As of 2021, Trap Nation could claim more than 30 million subscribers and an average of 560,000 new subscribers a month.

=== Lowly Palace ===
In September 2016, Trap Nation's independent record label, Lowly Palace, was founded. In less than a year, the channel has amassed almost 500,000 subscribers.

== Events ==

In 2016, Trap Nation made its first live-event debut at Danbury, CT, where Botnet and Lukas performed.

Trap Nation participated at the SXSW event in March 2017, featuring artists Illenium, San Holo, Whethan, and more.

In June 2017, Trap Nation held the largest art car event at EDC, reaching a crowd of over 4,000 people.
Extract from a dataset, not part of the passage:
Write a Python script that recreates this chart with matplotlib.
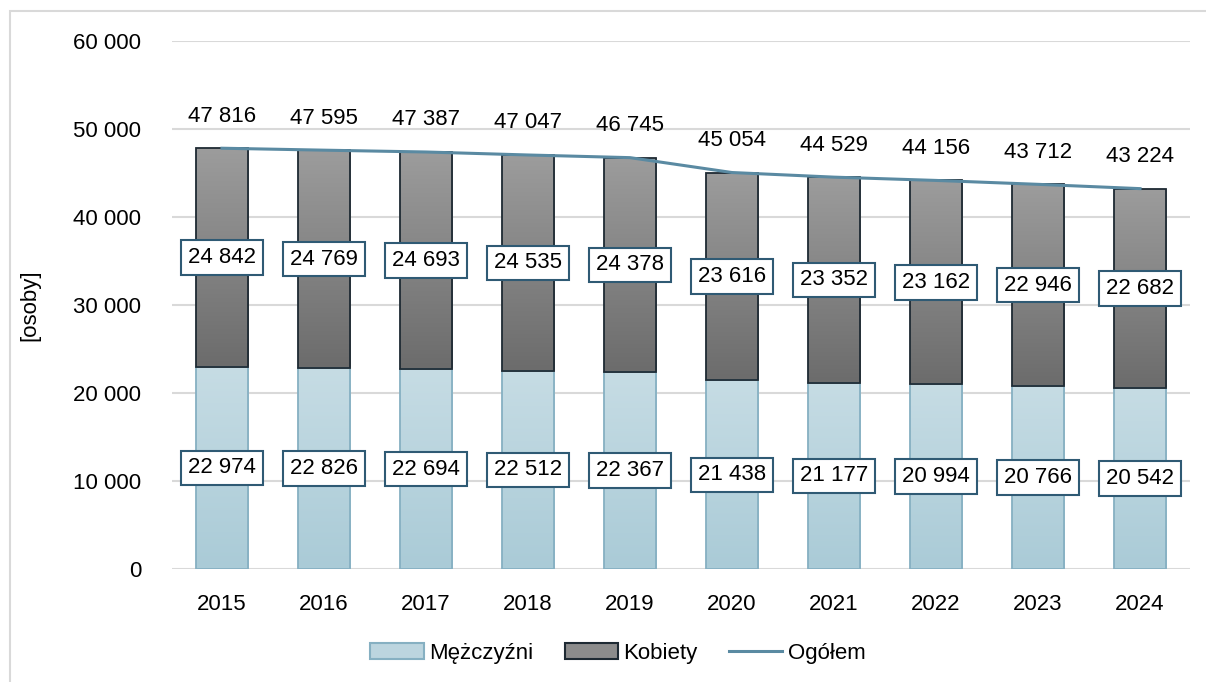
import matplotlib as mpl
mpl.use('Agg')
import matplotlib.pyplot as plt
from matplotlib.patches import Rectangle, Patch
from matplotlib.lines import Line2D
import numpy as np

years = ['2015', '2016', '2017', '2018', '2019', '2020', '2021', '2022', '2023', '2024']
men = [22974, 22826, 22694, 22512, 22367, 21438, 21177, 20994, 20766, 20542]
women = [24842, 24769, 24693, 24535, 24378, 23616, 23352, 23162, 22946, 22682]
total = [47816, 47595, 47387, 47047, 46745, 45054, 44529, 44156, 43712, 43224]

def fmt(v):
  return '{:,}'.format(v).replace(',', ' ')

plt.rcParams['font.family'] = ['Liberation Sans', 'DejaVu Sans']

fig = plt.figure(figsize=(12.06, 6.82), dpi=100)
# outer chart frame
fig.patches.append(Rectangle((10/1206, -0.1), 1.2, 1 - 11/682 + 0.1, transform=fig.transFigure,
                             fill=False, edgecolor='#d9d9d9', linewidth=1.5))
ax = fig.add_axes([172/1206, 1 - 569/682, (1190-172)/1206, (569-41)/682])

x = np.arange(len(years))
w = 0.51

def grad_bars(bars, top_col, bot_col):
  cmap = mpl.colors.LinearSegmentedColormap.from_list('g', [bot_col, top_col])
  for b in bars:
    x0, y0 = b.get_x(), b.get_y()
    grad = np.linspace(0, 1, 100).reshape(-1, 1)
    im = ax.imshow(grad, cmap=cmap, aspect='auto', origin='lower',
                   extent=(x0, x0 + b.get_width(), y0, y0 + b.get_height()), zorder=1.9)
    im.set_clip_path(b)
    b.set_facecolor('none')

bm = ax.bar(x, men, w, color='#b9d4de', edgecolor='#86b0c2', linewidth=1.3, zorder=2)
bw = ax.bar(x, women, w, bottom=men, color='#8a8a8a', edgecolor='#1e2a33', linewidth=1.3, zorder=2.1)
grad_bars(bm, '#c6dce4', '#aacbd7')
grad_bars(bw, '#9c9c9c', '#6c6c6c')
ax.plot(x, total, color='#5a8aa2', linewidth=2.2, zorder=4)

box = dict(boxstyle='square,pad=0.3', facecolor='white', edgecolor='#2f5a74', linewidth=1.5)
for i in range(len(years)):
  ax.text(x[i], men[i] / 2, fmt(men[i]), ha='center', va='center', fontsize=16, bbox=box, zorder=5)
  ax.text(x[i], men[i] + women[i] / 2, fmt(women[i]), ha='center', va='center', fontsize=16, bbox=box, zorder=5)
  ax.annotate(fmt(total[i]), (x[i], total[i]), xytext=(0, 32), textcoords='offset pixels',
              ha='center', va='center', fontsize=16, zorder=5)

ax.set_xlim(-0.49, len(years) - 0.51)
ax.set_ylim(0, 60000)
ax.set_yticks(np.arange(0, 60001, 10000))
ax.set_yticklabels([fmt(v) for v in range(0, 60001, 10000)])
ax.set_xticks(x)
ax.set_xticklabels(years)
ax.tick_params(axis='both', length=0, labelsize=16)
ax.tick_params(axis='y', pad=22)
ax.tick_params(axis='x', pad=18)
ax.grid(axis='y', color='#d9d9d9', linewidth=1.5, zorder=0)
ax.set_axisbelow(True)
for s in ax.spines.values():
  s.set_visible(False)
ax.set_ylabel('[osoby]', fontsize=16, labelpad=24)

handles = [Patch(facecolor='#bcd5df', edgecolor='#86b0c2', linewidth=1.5),
           Patch(facecolor='#8c8c8c', edgecolor='#1e2a33', linewidth=1.5),
           Line2D([0], [0], color='#5a8aa2', linewidth=2.2)]
fig.legend(handles, ['Mężczyźni', 'Kobiety', 'Ogółem'], loc='center', bbox_to_anchor=(618/1206, 1 - 653/682),
           ncol=3, frameon=False, fontsize=16, handlelength=2.4, handleheight=0.7, columnspacing=1.4, handletextpad=0.25)

plt.savefig('out.png', dpi=100)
The lineup featured acts such Alan Walker, Troyboi, Boombox Cartel, Autograf, and others played.

In 2020, it organized the Room Service Music Festival.

In April 2022, The Nations (parent-company and owner of Trap Nation and other Nation branded channels) sold a majority stake in ownership to Create Music Group for an undisclosed amount.

== Accolades ==
In 2015, Trap Nation was included in YouTube's top 10 preferred Google / YouTube music partners.

In June 2017, Trap Nation was the 44th-most-subscribed channel on YouTube and had accumulated more than five billion total views. Trap Nation was also ranked by Billboard as the #1 dance curator on YouTube alongside Monstercat, MrSuicideSheep, Proximity, and Majestic Casual.